*Written exercise*:
Skip the pictures and repeat each line of the data exactly.

*Supplied data*:
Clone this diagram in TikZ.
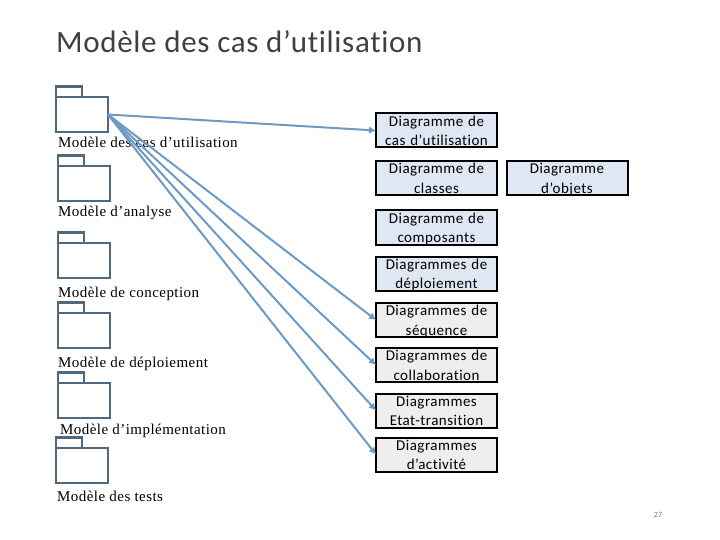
\documentclass[tikz,border=0pt]{standalone}
\usepackage{fontspec}
\usetikzlibrary{arrows.meta}
\setmainfont{Liberation Serif}
\newfontfamily\titlefont[LetterSpace=2.2,Ligatures=NoCommon]{Carlito}
\newfontfamily\boxfont[LetterSpace=3.2,Ligatures=NoCommon]{Carlito}
\newfontfamily\pagefont{Carlito}
\newfontfamily\labelfont[LetterSpace=3]{Liberation Serif}
\definecolor{pkgline}{HTML}{51697F}
\definecolor{arrowblue}{HTML}{6C9AC4}
\definecolor{bluefill}{HTML}{DEE7F3}
\definecolor{greyfill}{HTML}{EEEEEE}
\tikzset{
  pkgbody/.style={draw=pkgline, line width=2.2pt, fill=white, minimum width=52pt, minimum height=35pt, inner sep=0pt, outer sep=0pt, anchor=north west},
  pkgtab/.style={draw=pkgline, line width=2.2pt, fill=white, minimum width=26pt, minimum height=10.5pt, inner sep=0pt, outer sep=0pt, anchor=south west},
  pkglabel/.style={font=\labelfont\fontsize{15}{17}\selectfont, anchor=base west, inner sep=0pt},
  diagbox/.style={draw=black, line width=2pt, minimum width=121pt, minimum height=34pt, inner sep=0pt, outer sep=0pt},
  diagtext/.style={text width=121pt, inner sep=0pt, yshift=-1.5pt, align=center, font=\boxfont\fontsize{15}{19.5}\selectfont},
  usecase/.style={-{Latex[length=7pt,width=7.5pt]}, draw=arrowblue, line width=2pt}
}
\begin{document}
\begin{tikzpicture}[x=1pt, y=-1pt]
  \useasboundingbox (0,0) rectangle (720,540);
  \node[anchor=base west, inner sep=0pt, text=black!75, font=\titlefont\fontsize{31}{36}\selectfont] (title) at (56,53) {Modèle des cas d’utilisation};
  \foreach \n/\x/\y/\px/\py/\lab in {1/56/97/58/148/{Modèle des cas d’utilisation}, 2/58/166/58/217/{Modèle d’analyse}, 3/58/243/58/297/{Modèle de conception}, 4/58/313/58/367/{Modèle de déploiement}, 5/58/383/60/434/{Modèle d’implémentation}, 6/56/448/57/501/{Modèle des tests}} {
    \node[pkgbody] (pkg\n) at (\x,\y) {};
    \node[pkgtab] (tab\n) at (pkg\n.north west) {};
    \node[pkglabel] (lab\n) at (\px,\py) {\lab};
  }
  \foreach \n/\x/\y/\col/\lab in {1/436.5/130.5/bluefill/{\strut Diagramme de\\cas d’utilisation\strut}, 2/436.5/178/bluefill/{\strut Diagramme de\\classes\strut}, 3/436.5/227.5/bluefill/{\strut Diagramme de\\composants\strut}, 4/436.5/273.5/bluefill/{\strut Diagrammes de\\déploiement\strut}, 5/436.5/320/greyfill/{\strut Diagrammes de\\séquence\strut}, 6/436.5/365/greyfill/{\strut Diagrammes de\\collaboration\strut}, 7/436.5/410.5/greyfill/{\strut Diagrammes\\Etat-transition\strut}, 8/436.5/454.5/greyfill/{\strut Diagrammes\\d’activité\strut}, 9/567/178/bluefill/{\strut Diagramme\\d’objets\strut}} {
    \node[diagbox, fill=\col] (diag\n) at (\x,\y) {};
    \node[diagtext] (text\n) at (diag\n.center) {\lab};
  }
  \foreach \n in {1,5,6,7,8} {
    \draw[usecase] (pkg1.east) -- (diag\n.west);
  }
  \node[text=black!55, font=\pagefont\fontsize{8}{9}\selectfont, inner sep=0pt] (page) at (658,515) {27};
\end{tikzpicture}
\end{document}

*Result of the task*:
Clone this diagram in TikZ.
\documentclass[tikz,border=0pt]{standalone}
\usepackage{fontspec}
\usetikzlibrary{arrows.meta}
\setmainfont{Liberation Serif}
\newfontfamily\titlefont[LetterSpace=2.2,Ligatures=NoCommon]{Carlito}
\newfontfamily\boxfont[LetterSpace=3.2,Ligatures=NoCommon]{Carlito}
\newfontfamily\pagefont{Carlito}
\newfontfamily\labelfont[LetterSpace=3]{Liberation Serif}
\definecolor{pkgline}{HTML}{51697F}
\definecolor{arrowblue}{HTML}{6C9AC4}
\definecolor{bluefill}{HTML}{DEE7F3}
\definecolor{greyfill}{HTML}{EEEEEE}
\tikzset{
  pkgbody/.style={draw=pkgline, line width=2.2pt, fill=white, minimum width=52pt, minimum height=35pt, inner sep=0pt, outer sep=0pt, anchor=north west},
  pkgtab/.style={draw=pkgline, line width=2.2pt, fill=white, minimum width=26pt, minimum height=10.5pt, inner sep=0pt, outer sep=0pt, anchor=south west},
  pkglabel/.style={font=\labelfont\fontsize{15}{17}\selectfont, anchor=base west, inner sep=0pt},
  diagbox/.style={draw=black, line width=2pt, minimum width=121pt, minimum height=34pt, inner sep=0pt, outer sep=0pt},
  diagtext/.style={text width=121pt, inner sep=0pt, yshift=-1.5pt, align=center, font=\boxfont\fontsize{15}{19.5}\selectfont},
  usecase/.style={-{Latex[length=7pt,width=7.5pt]}, draw=arrowblue, line width=2pt}
}
\begin{document}
\begin{tikzpicture}[x=1pt, y=-1pt]
  \useasboundingbox (0,0) rectangle (720,540);
  \node[anchor=base west, inner sep=0pt, text=black!75, font=\titlefont\fontsize{31}{36}\selectfont] (title) at (56,53) {Modèle des cas d’utilisation};
  \foreach \n/\x/\y/\px/\py/\lab in {1/56/97/58/148/{Modèle des cas d’utilisation}, 2/58/166/58/217/{Modèle d’analyse}, 3/58/243/58/297/{Modèle de conception}, 4/58/313/58/367/{Modèle de déploiement}, 5/58/383/60/434/{Modèle d’implémentation}, 6/56/448/57/501/{Modèle des tests}} {
    \node[pkgbody] (pkg\n) at (\x,\y) {};
    \node[pkgtab] (tab\n) at (pkg\n.north west) {};
    \node[pkglabel] (lab\n) at (\px,\py) {\lab};
  }
  \foreach \n/\x/\y/\col/\lab in {1/436.5/130.5/bluefill/{\strut Diagramme de\\cas d’utilisation\strut}, 2/436.5/178/bluefill/{\strut Diagramme de\\classes\strut}, 3/436.5/227.5/bluefill/{\strut Diagramme de\\composants\strut}, 4/436.5/273.5/bluefill/{\strut Diagrammes de\\déploiement\strut}, 5/436.5/320/greyfill/{\strut Diagrammes de\\séquence\strut}, 6/436.5/365/greyfill/{\strut Diagrammes de\\collaboration\strut}, 7/436.5/410.5/greyfill/{\strut Diagrammes\\Etat-transition\strut}, 8/436.5/454.5/greyfill/{\strut Diagrammes\\d’activité\strut}, 9/567/178/bluefill/{\strut Diagramme\\d’objets\strut}} {
    \node[diagbox, fill=\col] (diag\n) at (\x,\y) {};
    \node[diagtext] (text\n) at (diag\n.center) {\lab};
  }
  \foreach \n in {1,5,6,7,8} {
    \draw[usecase] (pkg1.east) -- (diag\n.west);
  }
  \node[text=black!55, font=\pagefont\fontsize{8}{9}\selectfont, inner sep=0pt] (page) at (658,515) {27};
\end{tikzpicture}
\end{document}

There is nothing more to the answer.